By Stan Welch
The Anderson County Council gave unanimous first reading approval to the Northeast County Area Plan (NECAP) as an amendment to the county comprehensive land use plan.
The plan, which focuses on the part of Anderson county that lies north and east of S.C. Highway 8 from I-85 to the adjacent county lines (Pickens and Greenville) and totally encompasses the Powdersville area, provides additional information and planning data for one of the fastest growing areas in the state.
Planning director Michael Forman pointed out that the county’s population, determined by the 2010 census to be approximately 187,000 is projected to skyrocket to approximately 266,000 by 2040. Of that increase, one fourth is expected to occur in the NECAP area.
With thirty five thousand acres available for such growth, two thirds of which is currently zoned agricultural, Forman reminded the Council and other audience members that several means of controlling and directing the growth are available.

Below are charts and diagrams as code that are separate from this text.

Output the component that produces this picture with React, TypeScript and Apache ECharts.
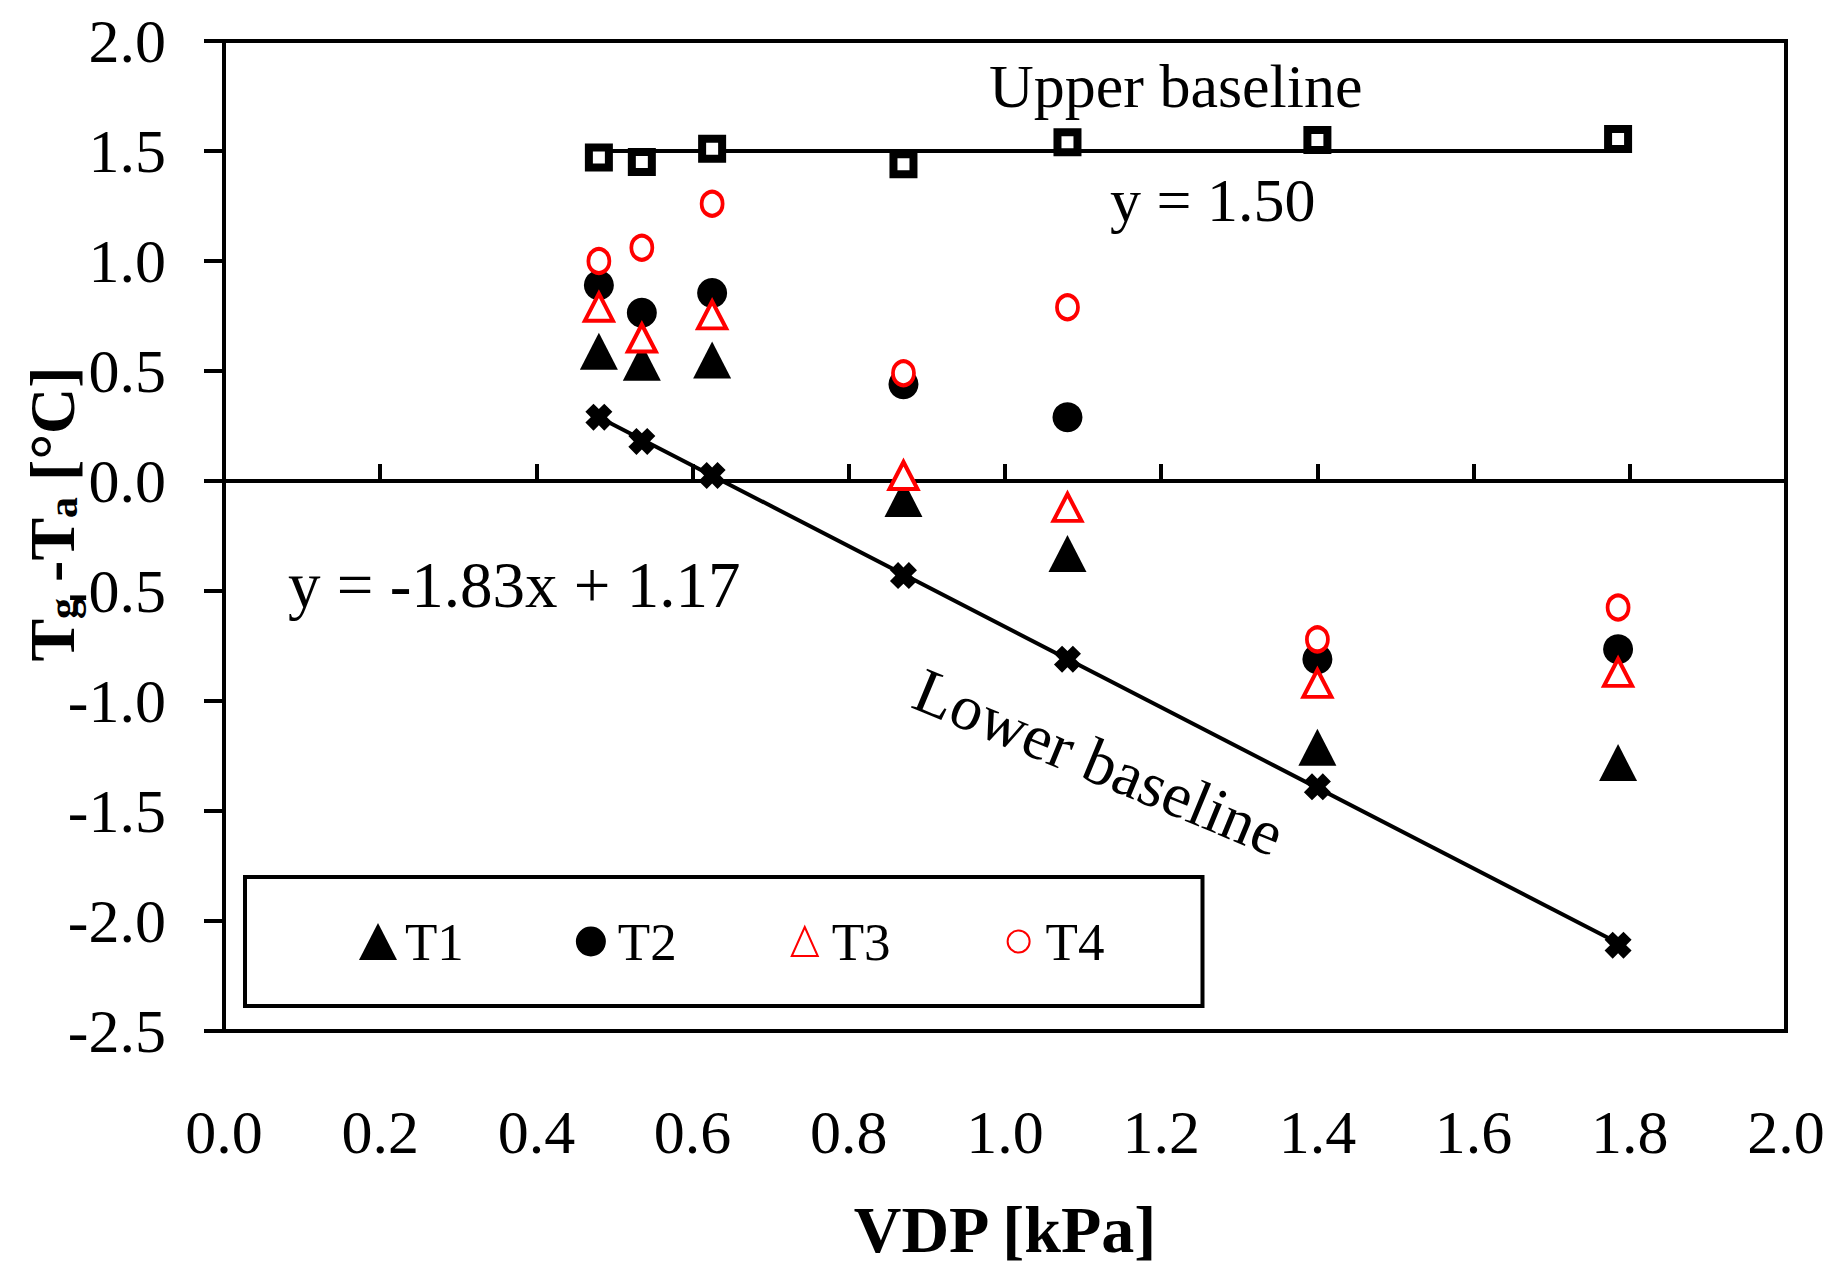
import React, { useEffect, useRef } from "react";
import * as echarts from "echarts";

// ---- data ----
const vdp = [0.48, 0.535, 0.625, 0.87, 1.08, 1.4, 1.785];
const upperBaseline = [1.47, 1.45, 1.51, 1.44, 1.54, 1.55, 1.555];
const lowerBaseline = [0.29, 0.18, 0.025, -0.43, -0.81, -1.39, -2.11];
const t1 = [0.59, 0.54, 0.55, -0.08, -0.33, -1.21, -1.28];
const t2 = [0.89, 0.765, 0.855, 0.44, 0.29, -0.81, -0.765];
const t3 = [0.79, 0.65, 0.755, 0.025, -0.12, -0.92, -0.87];
const t4 = [1.0, 1.06, 1.26, 0.49, 0.79, -0.72, -0.575];
const upperFitX = [0.48, 1.785];
const upperFitY = [1.5, 1.5];
const lowerFitX = [0.48, 1.785];
const lowerFitY = [0.29, -2.1];
const legendNames = ["T1", "T2", "T3", "T4"];

const FONT = "'Liberation Serif', 'Times New Roman', serif";
const CROSS =
  "path://M0,3 L3,0 L5,2 L7,0 L10,3 L8,5 L10,7 L7,10 L5,8 L3,10 L0,7 L2,5 Z";
// legend icons drawn inside a 38x37 box so that their size matches the reference
const ICON_T2 = "path://M0,0 M38,37 M4,18.5 A15,15 0 1,1 34,18.5 A15,15 0 1,1 4,18.5 Z";
const ICON_T3 = "path://M0,0 M38,37 M19,4 L32,33 L6,33 Z";
const ICON_T4 = "path://M0,0 M38,37 M8,18.5 A11,11 0 1,1 30,18.5 A11,11 0 1,1 8,18.5 Z";

const pairs = (xs: number[], ys: number[]) => xs.map((x, i) => [x, ys[i]]);

export default function App() {
  const ref = useRef<HTMLDivElement>(null);
  useEffect(() => {
    if (!ref.current) return;
    const chart = echarts.init(ref.current, null, { renderer: "svg" });
    const option: any = {
      animation: false,
      backgroundColor: "#ffffff",
      grid: {
        left: 224,
        right: 60,
        top: 41,
        bottom: 257,
        show: true,
        borderColor: "#000",
        borderWidth: 4,
        backgroundColor: "transparent",
      },
      legend: {
        data: [
          { name: legendNames[0], icon: "triangle" },
          { name: legendNames[1], icon: ICON_T2 },
          { name: legendNames[2], icon: ICON_T3 },
          { name: legendNames[3], icon: ICON_T4 },
        ],
        orient: "horizontal",
        left: 245,
        top: 877,
        padding: [38, 98, 38, 114],
        itemGap: 108,
        itemWidth: 38,
        itemHeight: 37,
        borderColor: "#000",
        borderWidth: 4,
        borderRadius: 0,
        textStyle: { fontFamily: FONT, fontSize: 53, color: "#000", padding: [0, 0, 0, 3] },
      },
      xAxis: [
        {
          type: "value",
          min: 0,
          max: 2,
          interval: 0.2,
          position: "bottom",
          axisLine: { show: true, onZero: false, lineStyle: { color: "#000", width: 4 } },
          axisTick: { show: false },
          splitLine: { show: false },
          axisLabel: {
            margin: 70,
            fontFamily: FONT,
            fontSize: 62,
            color: "#000",
            formatter: (v: number) => v.toFixed(1),
          },
          name: "VDP [kPa]",
          nameLocation: "middle",
          nameGap: 165,
          nameTextStyle: { fontFamily: FONT, fontSize: 66, fontWeight: "bold", color: "#000" },
        },
        {
          type: "value",
          min: 0,
          max: 2,
          interval: 0.2,
          position: "bottom",
          axisLine: { show: true, onZero: true, onZeroAxisIndex: 0, lineStyle: { color: "#000", width: 4 } },
          axisTick: { show: true, inside: true, length: 17, lineStyle: { color: "#000", width: 4 } },
          axisLabel: { show: false },
          splitLine: { show: false },
        },
      ],
      yAxis: {
        type: "value",
        min: -2.5,
        max: 2.0,
        interval: 0.5,
        axisLine: { show: true, onZero: false, lineStyle: { color: "#000", width: 4 } },
        axisTick: { show: true, inside: false, length: 20, lineStyle: { color: "#000", width: 4 } },
        splitLine: { show: false },
        axisLabel: {
          margin: 58,
          fontFamily: FONT,
          fontSize: 62,
          color: "#000",
          formatter: (v: number) => v.toFixed(1),
        },
      },
      graphic: [
        {
          type: "text",
          x: 989,
          y: 86,
          style: { text: "Upper baseline", font: `62px ${FONT}`, fill: "#000", textAlign: "left", textVerticalAlign: "middle" },
        },
        {
          type: "text",
          x: 1110,
          y: 200,
          style: { text: "y = 1.50", font: `62px ${FONT}`, fill: "#000", textAlign: "left", textVerticalAlign: "middle" },
        },
        {
          type: "text",
          x: 288,
          y: 585,
          style: { text: "y = -1.83x + 1.17", font: `65px ${FONT}`, fill: "#000", textAlign: "left", textVerticalAlign: "middle" },
        },
        {
          type: "text",
          x: 1099,
          y: 762,
          rotation: (-22.5 * Math.PI) / 180,
          style: { text: "Lower baseline", font: `64px ${FONT}`, fill: "#000", textAlign: "center", textVerticalAlign: "middle" },
        },
        {
          type: "text",
          x: 52,
          y: 514,
          rotation: Math.PI / 2,
          style: {
            text: "{b|T}{s|g}{b| -T}{s|a}{b| [°C]}",
            textAlign: "center",
            textVerticalAlign: "middle",
            fill: "#000",
            rich: {
              b: { fontFamily: FONT, fontSize: 64, fontWeight: "bold", lineHeight: 64, fill: "#000" },
              s: { fontFamily: FONT, fontSize: 42, fontWeight: "bold", lineHeight: 30, verticalAlign: "bottom", fill: "#000" },
            },
          },
        },
      ],
      series: [
        {
          name: "Upper fit",
          type: "line",
          data: pairs(upperFitX, upperFitY),
          showSymbol: false,
          symbol: "none",
          lineStyle: { color: "#000", width: 4 },
          z: 2,
        },
        {
          name: "Lower fit",
          type: "line",
          data: pairs(lowerFitX, lowerFitY),
          showSymbol: false,
          symbol: "none",
          lineStyle: { color: "#000", width: 4 },
          z: 2,
        },
        {
          name: "Upper baseline",
          type: "scatter",
          data: pairs(vdp, upperBaseline),
          symbol: "rect",
          symbolSize: 20,
          itemStyle: { color: "#fff", borderColor: "#000", borderWidth: 8, opacity: 1 },
          z: 3,
        },
        {
          name: "Lower baseline",
          type: "scatter",
          data: pairs(vdp, lowerBaseline),
          symbol: CROSS,
          symbolSize: 27,
          itemStyle: { color: "#000", opacity: 1 },
          z: 3,
        },
        {
          name: "T1",
          type: "scatter",
          data: pairs(vdp, t1),
          symbol: "triangle",
          symbolSize: [38, 37],
          itemStyle: { color: "#000", opacity: 1 },
          z: 4,
        },
        {
          name: "T2",
          type: "scatter",
          data: pairs(vdp, t2),
          symbol: "circle",
          symbolSize: 30,
          itemStyle: { color: "#000", opacity: 1 },
          z: 4,
        },
        {
          name: "T3",
          type: "scatter",
          data: pairs(vdp, t3),
          symbol: "triangle",
          symbolSize: [28, 27],
          itemStyle: { color: "#fff", borderColor: "#ff0000", borderWidth: 4, opacity: 1 },
          z: 5,
        },
        {
          name: "T4",
          type: "scatter",
          data: pairs(vdp, t4),
          symbol: "circle",
          symbolSize: [21, 24],
          itemStyle: { color: "#fff", borderColor: "#ff0000", borderWidth: 4, opacity: 1 },
          z: 5,
        },
      ],
    };
    chart.setOption(option);
    return () => chart.dispose();
  }, []);
  return (
    <div
      ref={ref}
      style={{ position: "fixed", left: 0, top: 0, width: 1846, height: 1288, background: "#fff" }}
    />
  );
}
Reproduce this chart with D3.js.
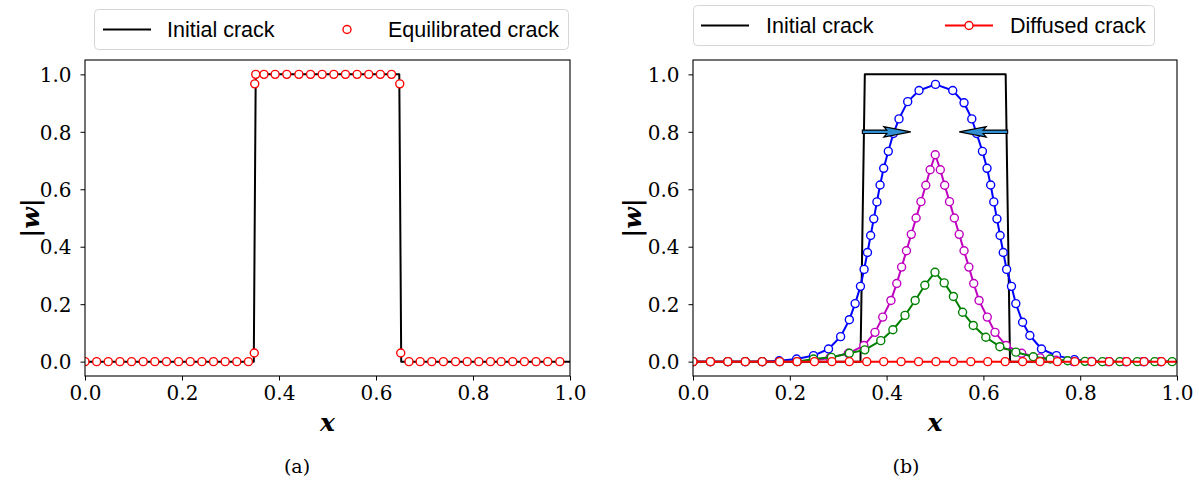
<!DOCTYPE html>
<html>
<head>
<meta charset="utf-8">
<script src="https://cdn.jsdelivr.net/npm/d3@7"></script>
<style>
  html, body { margin: 0; padding: 0; background: #fff; }
  svg { display: block; }
  .tick text { font-family: "DejaVu Serif", serif; font-size: 20px; fill: #000; }
  .tick line { stroke: #000; stroke-width: 1; }
  .legend text { font-family: "Liberation Sans", "DejaVu Sans", sans-serif; font-size: 21.5px; fill: #000; }
  .mathlab { font-family: "DejaVu Serif", serif; font-weight: bold; font-style: italic; font-size: 25px; }
  .caption { font-family: "DejaVu Serif", serif; font-size: 19px; }
</style>
</head>
<body>
<svg id="fig" width="1199" height="485"></svg>
<script>
// ---- tick labels -------------------------------------------------------
const xTicks = [0.0, 0.2, 0.4, 0.6, 0.8, 1.0];
const yTicks = [0.0, 0.2, 0.4, 0.6, 0.8, 1.0];

// ---- (a) initial crack (step profile) and equilibrated crack ----------
const initAX = [0, 0.348, 0.352, 0.648, 0.652, 1];
const initAW = [0, 0, 1, 1, 0, 0];

const eqX = [0.000, 0.024, 0.048, 0.072, 0.096, 0.120, 0.144, 0.168, 0.193, 0.217,
             0.241, 0.265, 0.289, 0.313, 0.337,
             0.349, 0.350, 0.352,
             0.369, 0.392, 0.416, 0.441, 0.465, 0.489, 0.513, 0.537, 0.561, 0.585, 0.609, 0.632,
             0.649, 0.651,
             0.668, 0.691, 0.715, 0.739, 0.764, 0.788, 0.812, 0.836, 0.858, 0.882, 0.906, 0.930, 0.954, 0.979];
const eqW = [0, 0, 0, 0, 0, 0, 0, 0, 0, 0,
             0, 0, 0, 0, 0,
             0.03, 0.967, 1.0,
             1, 1, 1, 1, 1, 1, 1, 1, 1, 1, 1, 1,
             0.967, 0.03,
             0, 0, 0, 0, 0, 0, 0, 0, 0, 0, 0, 0, 0, 0];

// ---- (b) initial crack and diffused profiles ---------------------------
const initBX = [0, 0.346, 0.355, 0.646, 0.655, 1];
const initBW = [0, 0, 1, 1, 0, 0];

const blueX = [0.000, 0.036, 0.072, 0.108, 0.143, 0.178, 0.214, 0.249, 0.280, 0.305,
               0.323, 0.335, 0.346, 0.3535, 0.3605, 0.367, 0.3735, 0.380, 0.3865, 0.394,
               0.4035, 0.414, 0.4256, 0.4436, 0.467, 0.501, 0.5366, 0.560, 0.576, 0.586,
               0.598, 0.6075, 0.615, 0.6215, 0.628, 0.6345, 0.641, 0.648, 0.658, 0.667,
               0.681, 0.696, 0.720, 0.751, 0.788, 0.824, 0.860, 0.896, 0.932, 0.967];
const blueW = [0, 0, 0, 0, 0, 0.003, 0.009, 0.021, 0.044, 0.087,
               0.146, 0.202, 0.262, 0.321, 0.380, 0.439, 0.497, 0.556, 0.615, 0.673,
               0.732, 0.794, 0.845, 0.905, 0.944, 0.965, 0.944, 0.901, 0.845, 0.794,
               0.732, 0.673, 0.615, 0.556, 0.497, 0.439, 0.380, 0.321, 0.262, 0.202,
               0.137, 0.091, 0.044, 0.021, 0.007, 0.001, 0, 0, 0, 0];

const magX = [0.000, 0.036, 0.072, 0.108, 0.143, 0.179, 0.215, 0.250, 0.283, 0.321,
              0.353, 0.376, 0.392, 0.409, 0.421, 0.431, 0.441, 0.451, 0.461, 0.471,
              0.481, 0.490, 0.5005, 0.511, 0.520, 0.530, 0.540, 0.550, 0.560, 0.570,
              0.580, 0.591, 0.608, 0.624, 0.647, 0.679, 0.717, 0.750, 0.786, 0.822,
              0.857, 0.893, 0.929, 0.965];
const magW = [0, 0, 0, 0, 0, 0, 0, 0.005, 0.013, 0.029,
              0.056, 0.102, 0.155, 0.213, 0.272, 0.329, 0.386, 0.443, 0.500, 0.557,
              0.614, 0.668, 0.720, 0.668, 0.614, 0.557, 0.500, 0.443, 0.386, 0.329,
              0.272, 0.213, 0.155, 0.102, 0.056, 0.029, 0.013, 0.005, 0, 0,
              0, 0, 0, 0];

const greenX = [0.000, 0.036, 0.072, 0.108, 0.143, 0.179, 0.215, 0.249, 0.286, 0.323,
                0.355, 0.388, 0.413, 0.438, 0.459, 0.479, 0.500, 0.519, 0.538, 0.557,
                0.579, 0.605, 0.634, 0.667, 0.703, 0.738, 0.774, 0.810, 0.846, 0.882,
                0.918, 0.954, 0.990];
const greenW = [0, 0, 0, 0, 0, 0, 0, 0.009, 0.015, 0.029,
                0.041, 0.073, 0.111, 0.161, 0.213, 0.266, 0.311, 0.274, 0.227, 0.172,
                0.126, 0.085, 0.052, 0.033, 0.017, 0.009, 0.003, 0.001, 0, 0,
                0, 0, 0];

const redX = [0.000, 0.036, 0.072, 0.108, 0.143, 0.179, 0.215, 0.251, 0.287, 0.323,
              0.359, 0.394, 0.430, 0.466, 0.502, 0.538, 0.574, 0.609, 0.645, 0.681,
              0.717, 0.753, 0.789, 0.824, 0.860, 0.896, 0.932, 0.968];
const redW = redX.map(() => 0);

// arrows marking the inward motion of the crack faces (data units)
const arrowTail = [0.35, 0.65];
const arrowTip  = [0.45, 0.55];
const arrowW    = [0.80, 0.80];

const legendA = ["Initial crack", "Equilibrated crack"];
const legendB = ["Initial crack", "Diffused crack"];

// ---- layout ------------------------------------------------------------
const svg = d3.select("#fig");
const plotTop = 60, plotBottom = 376;
const yDomain = [-0.05, 1.05];
const markerR = 4;

function zip(xs, ws) { return xs.map((x, i) => ({ x, w: ws[i] })); }

function makePanel(id, left, right, ylabX, capX, caption) {
  const x = d3.scaleLinear([0, 1], [left, right]);
  const y = d3.scaleLinear(yDomain, [plotBottom, plotTop]);
  const g = svg.append("g").attr("id", id);

  g.append("clipPath").attr("id", id + "-clip")
    .append("rect").attr("x", left).attr("y", plotTop)
    .attr("width", right - left).attr("height", plotBottom - plotTop);

  const xAxis = g.append("g").attr("transform", `translate(0,${plotBottom})`)
    .call(d3.axisBottom(x).tickValues(xTicks).tickFormat(d3.format(".1f"))
      .tickSize(4.5).tickSizeOuter(0).tickPadding(5));
  xAxis.select(".domain").remove();

  const yAxis = g.append("g").attr("transform", `translate(${left},0)`)
    .call(d3.axisLeft(y).tickValues(yTicks).tickFormat(d3.format(".1f"))
      .tickSize(4.5).tickSizeOuter(0).tickPadding(9));
  yAxis.select(".domain").remove();
  yAxis.selectAll(".tick text").attr("dy", "0.36em");

  const plot = g.append("g").attr("clip-path", `url(#${id}-clip)`);

  g.append("text").attr("class", "mathlab")
    .attr("x", (left + right) / 2).attr("y", 431).attr("text-anchor", "middle")
    .text("x");
  g.append("text").attr("class", "mathlab")
    .attr("transform", `translate(${ylabX},${(plotTop + plotBottom) / 2}) rotate(-90)`)
    .attr("text-anchor", "middle").attr("dy", "0.35em")
    .text("|w|");
  g.append("text").attr("class", "caption")
    .attr("x", capX).attr("y", 473).attr("text-anchor", "middle")
    .text(caption);

  return { x, y, g, plot, left, right };
}

function drawFrame(p) {
  p.g.append("rect").attr("x", p.left).attr("y", plotTop)
    .attr("width", p.right - p.left).attr("height", plotBottom - plotTop)
    .attr("fill", "none").attr("stroke", "#000").attr("stroke-width", 1.1);
}

function drawLine(p, data, color, width, extendToEnd) {
  const pts = data.slice();
  if (extendToEnd && pts[pts.length - 1].x < 1) pts.push({ x: 1, w: pts[pts.length - 1].w });
  const line = d3.line().x(d => p.x(d.x)).y(d => p.y(d.w));
  p.plot.append("path").datum(pts)
    .attr("d", line).attr("fill", "none")
    .attr("stroke", color).attr("stroke-width", width)
    .attr("stroke-linejoin", "round");
}

function drawMarkers(p, data, color) {
  p.plot.append("g").selectAll("circle").data(data).join("circle")
    .attr("cx", d => p.x(d.x)).attr("cy", d => p.y(d.w))
    .attr("r", markerR).attr("fill", "#fff")
    .attr("stroke", color).attr("stroke-width", 1.4);
}

function drawArrow(p, x0, x1, w) {
  const X0 = p.x(x0), X1 = p.x(x1), Y = p.y(w);
  const dir = Math.sign(X1 - X0);
  const headLen = 24, half = 1.7, headHalf = 5.2;
  const XH = X1 - dir * headLen;
  const pts = [[X0, Y - half], [XH, Y - half], [XH - dir * 3, Y - headHalf], [X1, Y],
               [XH - dir * 3, Y + headHalf], [XH, Y + half], [X0, Y + half]];
  p.g.append("path").attr("d", "M" + pts.map(q => q.join(",")).join("L") + "Z")
    .attr("fill", "#2f8fd0").attr("stroke", "#000").attr("stroke-width", 1.2)
    .attr("stroke-linejoin", "miter");
}

function legend(x0, y0, w, h, items) {
  const lg = svg.append("g").attr("class", "legend");
  lg.append("rect").attr("x", x0).attr("y", y0).attr("width", w).attr("height", h)
    .attr("rx", 4).attr("fill", "#fff").attr("fill-opacity", 0.8)
    .attr("stroke", "#d6d6d6").attr("stroke-width", 1);
  const cy = y0 + h / 2;
  items.forEach(it => {
    if (it.line) {
      lg.append("line").attr("x1", it.sx).attr("x2", it.sx + 48)
        .attr("y1", cy).attr("y2", cy).attr("stroke", it.color).attr("stroke-width", 2);
    }
    if (it.marker) {
      lg.append("circle").attr("cx", it.sx + 24).attr("cy", cy).attr("r", markerR)
        .attr("fill", "#fff").attr("stroke", it.color).attr("stroke-width", 1.4);
    }
    lg.append("text").attr("x", it.tx).attr("y", cy).attr("dy", "0.36em").text(it.label);
  });
}

// ---- panel (a) ---------------------------------------------------------
const pa = makePanel("pa", 85, 570, 30, 297, "(a)");
drawLine(pa, zip(initAX, initAW), "#000", 2, false);
drawMarkers(pa, zip(eqX, eqW), "#ff0000");
drawFrame(pa);

// ---- panel (b) ---------------------------------------------------------
const pb = makePanel("pb", 693, 1177, 632, 906, "(b)");
drawLine(pb, zip(initBX, initBW), "#000", 2, false);
arrowTail.forEach((t, i) => drawArrow(pb, t, arrowTip[i], arrowW[i]));
[[blueX, blueW, "#0000ff"], [magX, magW, "#bf00bf"], [greenX, greenW, "#008000"], [redX, redW, "#ff0000"]]
  .forEach(([xs, ws, c]) => {
    const d = zip(xs, ws);
    drawLine(pb, d, c, 2, true);
    drawMarkers(pb, d, c);
  });
drawFrame(pb);

// ---- legends -----------------------------------------------------------
legend(94.5, 9.5, 474, 40, [
  { line: true, color: "#000", sx: 103, tx: 167, label: legendA[0] },
  { marker: true, color: "#ff0000", sx: 323, tx: 388, label: legendA[1] }
]);
legend(693.5, 5.5, 461, 40, [
  { line: true, color: "#000", sx: 701, tx: 766, label: legendB[0] },
  { line: true, marker: true, color: "#ff0000", sx: 945, tx: 1010, label: legendB[1] }
]);
</script>
</body>
</html>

In addition to incorporating part of the area as a municipality, an option that has been less than well received at several town hall meetings in recent months, Forman mentioned zoning, as well as managing access to sewer as means of managing the growth. He also mentioned lesser methods, such as the formation of citizen advisory committees and other bodies.
Councilwoman Cindy Wilson mentioned that she and Councilman Ken Waters, whose entire county council district lies in the NECAP area, share a precinct that lies in the area. That is the White Plains precinct. Zoning, under county ordinance, is requested and enacted precinct by precinct. Wilson stated that she and Waters would be holding a town hall meeting together for that precinct’s residents.
In other business, District Three Councilman Ray Graham proposed a motion to write a letter of support for other county councils across the state who are seeking a change in the location of the annual South Carolina Association of Counties (SCAC) conference from Hilton Head to varying locations around the state.
Graham said that he considers the annual conference to be a valuable experience, allowing education and networking opportunities for the various county officials around the state. “It’s a nice vacation at Hilton Head too, but I just don’t think it’s the most efficient use of taxpayers’ money. A number of the smaller counties, with less resources, can’t always attend. There is a movement to change the location each year, and I think we should express our support.”
The Council unanimously agreed, although District Two Councilwoman Gracie Floyd didn’t arrive until after the vote. Her commitment to the Hilton Head conference is well established.